Bill Sharkey

Personal information
- Nationality: American
- Born: William Michael Sharkey February 28, 1949 Baltimore, Maryland, U.S.
- Died: October 23, 1998 (aged 49)
- Height: 5 ft 11 in (180 cm)
- Weight: Heavyweight; Cruiserweight;

Boxing career
- Reach: 72 in (183 cm)

Boxing record
- Total fights: 30
- Wins: 22
- Win by KO: 16
- Losses: 7
- Draws: 1

= Bill Sharkey (boxer) =

American boxer

William Michael Sharkey (February 28, 1949 - October 23, 1998) was an American professional boxer who competed from 1974 to 1983, and fought for the first ever Cruiserweight title against Marvin Camel. He also fought against Heavyweight Champions Frank Bruno and Mike Weaver. Sharkey was murdered near his home in Pennsylvania and his body found on Oct. 24, 1998. In 2022 a $5K reward was offered by Pennsylvania State Police for information regarding his unsolved murder.

== Early life ==
When Sharkey was 19 years old, both of his parents died in what appeared to be a murder–suicide. Sharkey had a brief amateur boxing career from 1969 to 1970. During this time, Sharkey was allegedly involved with a street gang in Queens, New York, and was tried for manslaughter in 1970. Although he professed his innocence, in 1971 Sharkey was convicted and sent to prison. He was released from prison in 1974 and began his professional boxing career.

== Professional career ==
Sharkey became a professional boxer in 1974. In May of 1975 Sharkey defeated future Pennsylvania Boxing Hall of Fame inductee Jimmie Sykes at Embassy Hall, North Bergen. Although Sharkey was a natural 187-pounder, making him small for a heavyweight, he won his first 15 fights mostly by KO. In April 1977 Sharkey faced future Heavyweight Champion Mike Weaver at Beacon Theatre in New York. Although Sharkey scored a knock down, Weaver recovered and won a majority decision victory. Weaver was later quoted as saying, "That was one tough fight. He made me fight all the way down to the bell." On April 19, 1978 Sharkey defeated Vic Brown via unanimous decision.

In September 1978 Sharkey fought to a draw against contender Scott LeDoux at the Convention Center in Miami Beach. In January 1979 Sharkey fought Heavyweight contender Kallie Knoetze losing by KO in the 4th round. After the fight, Sharkey moved to the newly formed Cruiserweight weight class. In June 1979 the World Boxing Council (WBC) had Sharkey ranked as the #2 Cruiserweight in the world giving him the opportunity to fight for the first ever Cruiserweight title against Marvin Camel.

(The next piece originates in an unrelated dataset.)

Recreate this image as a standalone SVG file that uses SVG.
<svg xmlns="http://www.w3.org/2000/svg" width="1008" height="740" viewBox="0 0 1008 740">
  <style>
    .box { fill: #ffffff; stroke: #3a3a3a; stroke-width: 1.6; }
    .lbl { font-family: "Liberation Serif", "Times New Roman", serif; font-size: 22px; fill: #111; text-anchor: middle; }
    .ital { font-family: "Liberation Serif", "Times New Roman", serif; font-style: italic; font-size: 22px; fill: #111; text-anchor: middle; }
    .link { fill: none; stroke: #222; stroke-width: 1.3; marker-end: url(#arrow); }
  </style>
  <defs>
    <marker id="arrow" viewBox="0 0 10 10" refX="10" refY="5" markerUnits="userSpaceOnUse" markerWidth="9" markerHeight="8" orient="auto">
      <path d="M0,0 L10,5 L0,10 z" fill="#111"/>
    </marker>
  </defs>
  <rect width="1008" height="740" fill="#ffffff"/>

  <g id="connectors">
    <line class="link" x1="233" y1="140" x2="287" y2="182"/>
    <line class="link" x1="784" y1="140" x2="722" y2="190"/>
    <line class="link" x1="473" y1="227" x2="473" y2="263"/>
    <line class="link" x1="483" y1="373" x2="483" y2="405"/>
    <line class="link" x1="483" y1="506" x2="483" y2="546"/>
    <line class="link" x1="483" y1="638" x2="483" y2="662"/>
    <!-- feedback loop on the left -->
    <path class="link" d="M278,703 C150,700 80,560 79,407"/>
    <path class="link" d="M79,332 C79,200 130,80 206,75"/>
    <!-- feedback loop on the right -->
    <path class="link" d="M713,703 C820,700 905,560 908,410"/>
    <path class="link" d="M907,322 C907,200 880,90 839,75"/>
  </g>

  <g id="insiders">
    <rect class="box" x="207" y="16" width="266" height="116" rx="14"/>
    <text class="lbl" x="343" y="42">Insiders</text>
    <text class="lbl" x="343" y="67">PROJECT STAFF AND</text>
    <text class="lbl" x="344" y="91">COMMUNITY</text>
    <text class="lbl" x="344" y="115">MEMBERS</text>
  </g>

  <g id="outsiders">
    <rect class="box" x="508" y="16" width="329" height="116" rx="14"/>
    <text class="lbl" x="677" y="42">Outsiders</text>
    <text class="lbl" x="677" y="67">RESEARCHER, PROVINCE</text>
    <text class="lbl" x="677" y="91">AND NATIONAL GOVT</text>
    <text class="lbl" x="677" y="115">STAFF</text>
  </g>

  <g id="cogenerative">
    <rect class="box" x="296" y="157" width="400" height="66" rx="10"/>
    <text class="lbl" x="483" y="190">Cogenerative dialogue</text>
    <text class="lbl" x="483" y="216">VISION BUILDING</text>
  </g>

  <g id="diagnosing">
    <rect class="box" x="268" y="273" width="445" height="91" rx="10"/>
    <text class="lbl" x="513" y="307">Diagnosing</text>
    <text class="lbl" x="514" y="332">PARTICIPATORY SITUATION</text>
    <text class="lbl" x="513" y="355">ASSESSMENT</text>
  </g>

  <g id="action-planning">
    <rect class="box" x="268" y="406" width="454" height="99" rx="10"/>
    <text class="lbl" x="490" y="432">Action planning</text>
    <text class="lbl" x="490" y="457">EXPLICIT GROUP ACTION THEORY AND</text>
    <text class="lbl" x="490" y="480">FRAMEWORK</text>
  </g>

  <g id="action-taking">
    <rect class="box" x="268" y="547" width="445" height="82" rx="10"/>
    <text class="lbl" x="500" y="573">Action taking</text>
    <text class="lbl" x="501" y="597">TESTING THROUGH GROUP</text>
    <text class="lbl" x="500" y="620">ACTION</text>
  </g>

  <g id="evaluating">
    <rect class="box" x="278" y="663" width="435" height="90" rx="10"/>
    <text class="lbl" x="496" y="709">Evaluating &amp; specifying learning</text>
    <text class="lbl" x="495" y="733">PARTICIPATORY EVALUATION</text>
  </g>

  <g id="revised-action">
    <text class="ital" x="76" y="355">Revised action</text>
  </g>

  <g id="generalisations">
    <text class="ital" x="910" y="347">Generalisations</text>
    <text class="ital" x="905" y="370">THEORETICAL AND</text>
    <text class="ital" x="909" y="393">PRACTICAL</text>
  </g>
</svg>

Although, Sharkey lost in a unanimous decision, the new Cruiserweight class allowed Sharkey to fight at a more natural weight. Sharkey won 4 of his next 5 fights alternating between Cruiserweight and Heavyweight. In September 1983 Sharkey retired after a first round KO loss to future Heavyweight Champion Frank Bruno. Sharkey retired with a record of 22 wins 7 losses and 1 draw with 16 KOs.

== Death ==
In the 1990s Sharkey moved from Queens, New York to Pennsylvania with his wife and son. Sharkey was murdered near his home and his body found on Oct. 24, 1998. He was shot and placed in the trunk of his car, which was then set on fire. In 2022, a $5K reward was offered by Pennsylvania State Police for information regarding his unsolved murder.